Questions: Find two ordered pairs of the given function. a) y = sqrt(4-x) b) y = x^2 + x - 6 c) y = 10x - 7 d) y = x^2 / (x - 1)

Transcript text: 5. Find two ordered pairs of the given function. a) $y=\sqrt{4-x}$ b) $y=x^{2}+x-6$ c) $y=10 x-7$ d) $y=\frac{x^{2}}{x-1}$

Solution

Solution Steps

To find ordered pairs for a given function, we can choose arbitrary values for $ x $ and then compute the corresponding $ y $ values using the function's equation. This will give us the ordered pairs $(x, y)$.

Step 1: Find Ordered Pairs for $ y = \sqrt{4 - x} $

We chose $ x = 0 $ and $ x = 1 $ to find the corresponding $ y $ values:

For $ x = 0 $: \[ y = \sqrt{4 - 0} = \sqrt{4} = 2.0 \]
For $ x = 1 $: \[ y = \sqrt{4 - 1} = \sqrt{3} \approx 1.7321 \] Thus, the ordered pairs are $ (0, 2.0) $ and $ (1, 1.7321) $.

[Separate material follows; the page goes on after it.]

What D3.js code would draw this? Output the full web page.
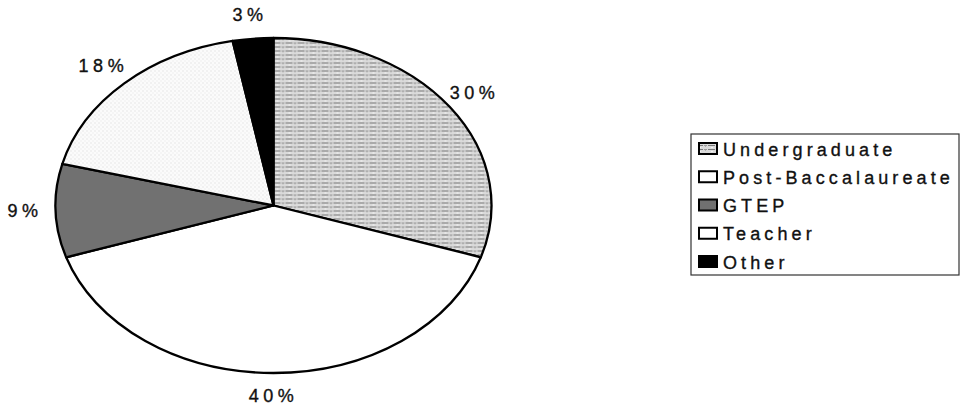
<!DOCTYPE html>
<html><head><meta charset="utf-8">
<script src="https://cdn.jsdelivr.net/npm/d3@7"></script>
<style>
html,body{margin:0;padding:0;background:#fff;}
svg{display:block;}
text{font-family:"Liberation Sans",Arial,sans-serif;fill:#111;stroke:#111;stroke-width:0.35px;}
</style></head>
<body>
<svg id="chart" width="965" height="406"></svg>
<script>
const categories = ["Undergraduate","Post-Baccalaureate","GTEP","Teacher","Other"];
const values = [30,40,9,18,3];
const labels = ["30%","40%","9%","18%","3%"];
const fills = ["url(#pUnder)","#ffffff","url(#pGtep)","url(#pTeacher)","#000000"];
const legendFills = ["url(#pUnderL)","#ffffff","url(#pGtepL)","#ffffff","#000000"];

const svg = d3.select("#chart");
const cx = 273.5, cy = 205.5, rx = 218, ry = 167.5;
const k = ry / rx;

const defs = svg.append("defs");
function makeUnder(id, t){
  const p = defs.append("pattern").attr("id", id).attr("patternUnits","userSpaceOnUse")
    .attr("width",12).attr("height",4);
  if (t) p.attr("patternTransform", t);
  p.append("rect").attr("width",12).attr("height",4).attr("fill","#dadada");
  p.append("rect").attr("x",0).attr("y",1).attr("width",7).attr("height",1).attr("fill","#7a7a7a");
  p.append("rect").attr("x",8).attr("y",1).attr("width",3).attr("height",1).attr("fill","#999");
  p.append("rect").attr("x",3).attr("y",3).attr("width",2).attr("height",1).attr("fill","#f4f4f4");
  p.append("rect").attr("x",9).attr("y",2).attr("width",1).attr("height",1).attr("fill","#b0b0b0");
}
function makeGtep(id, t){
  const p = defs.append("pattern").attr("id", id).attr("patternUnits","userSpaceOnUse")
    .attr("width",2).attr("height",2);
  if (t) p.attr("patternTransform", t);
  p.append("rect").attr("width",2).attr("height",2).attr("fill","#b4b4b4");
  p.append("rect").attr("x",0).attr("y",0).attr("width",1).attr("height",1).attr("fill","#2e2e2e");
  p.append("rect").attr("x",1).attr("y",1).attr("width",1).attr("height",1).attr("fill","#2e2e2e");
}
function makeTeacher(id, t){
  const p = defs.append("pattern").attr("id", id).attr("patternUnits","userSpaceOnUse")
    .attr("width",4).attr("height",4);
  if (t) p.attr("patternTransform", t);
  p.append("rect").attr("width",4).attr("height",4).attr("fill","#fbfbfb");
  p.append("rect").attr("x",1).attr("y",1).attr("width",1).attr("height",1).attr("fill","#d2d2d2");
  p.append("rect").attr("x",3).attr("y",3).attr("width",1).attr("height",1).attr("fill","#e2e2e2");
}
const inv = `scale(1,${1/k})`;
makeUnder("pUnder", inv); makeGtep("pGtep", inv); makeTeacher("pTeacher", inv);
makeUnder("pUnderL"); makeGtep("pGtepL");

const pie = d3.pie().sort(null).value(d => d);
const arcs = pie(values);
const arc = d3.arc().innerRadius(0).outerRadius(rx);

const g = svg.append("g").attr("transform", `translate(${cx},${cy}) scale(1,${k})`);
g.selectAll("path.slice").data(arcs).enter().append("path")
  .attr("class","slice")
  .attr("d", arc)
  .attr("fill", (d,i) => fills[i])
  .attr("stroke", "#000")
  .attr("stroke-width", 2.3)
  .attr("stroke-linejoin","round")
  .attr("vector-effect","non-scaling-stroke");

// labels
const labelR = 1.14 * rx;
svg.append("g").selectAll("text").data(arcs).enter().append("text")
  .attr("x", d => cx + labelR * Math.sin((d.startAngle + d.endAngle)/2))
  .attr("y", d => cy - labelR * k * Math.cos((d.startAngle + d.endAngle)/2))
  .attr("text-anchor","middle")
  .attr("dominant-baseline","central")
  .style("font-size","18px")
  .style("letter-spacing","4.5px")
  .text((d,i) => labels[i]);

// legend
const lg = svg.append("g");
lg.append("rect").attr("x",691).attr("y",134).attr("width",268).attr("height",141)
  .attr("fill","#fff").attr("stroke","#333").attr("stroke-width",1.2);
const rowY = d3.scalePoint().domain(categories).range([0, 113]);
const rows = lg.selectAll("g.row").data(categories).enter().append("g")
  .attr("class","row")
  .attr("transform", d => `translate(0,${rowY(d)})`);
rows.append("rect").attr("x",699).attr("y",143).attr("width",18).attr("height",11)
  .attr("fill",(d,i) => legendFills[i]).attr("stroke","#000").attr("stroke-width",2);
rows.append("text").attr("x",723).attr("y",155.5)
  .style("font-size","18px").style("letter-spacing","4.1px")
  .text(d => d);
</script>
</body></html>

Step 2: Find Ordered Pairs for $ y = x^2 + x - 6 $

Again, using $ x = 0 $ and $ x = 1 $:

For $ x = 0 $: \[ y = 0^2 + 0 - 6 = -6 \]
For $ x = 1 $: \[ y = 1^2 + 1 - 6 = 1 + 1 - 6 = -4 \] Thus, the ordered pairs are $ (0, -6) $ and $ (1, -4) $.

Step 3: Find Ordered Pairs for $ y = 10x - 7 $

Using the same $ x $ values:

For $ x = 0 $: \[ y = 10 \cdot 0 - 7 = -7 \]
For $ x = 1 $: \[ y = 10 \cdot 1 - 7 = 10 - 7 = 3 \] Thus, the ordered pairs are $ (0, -7) $ and $ (1, 3) $.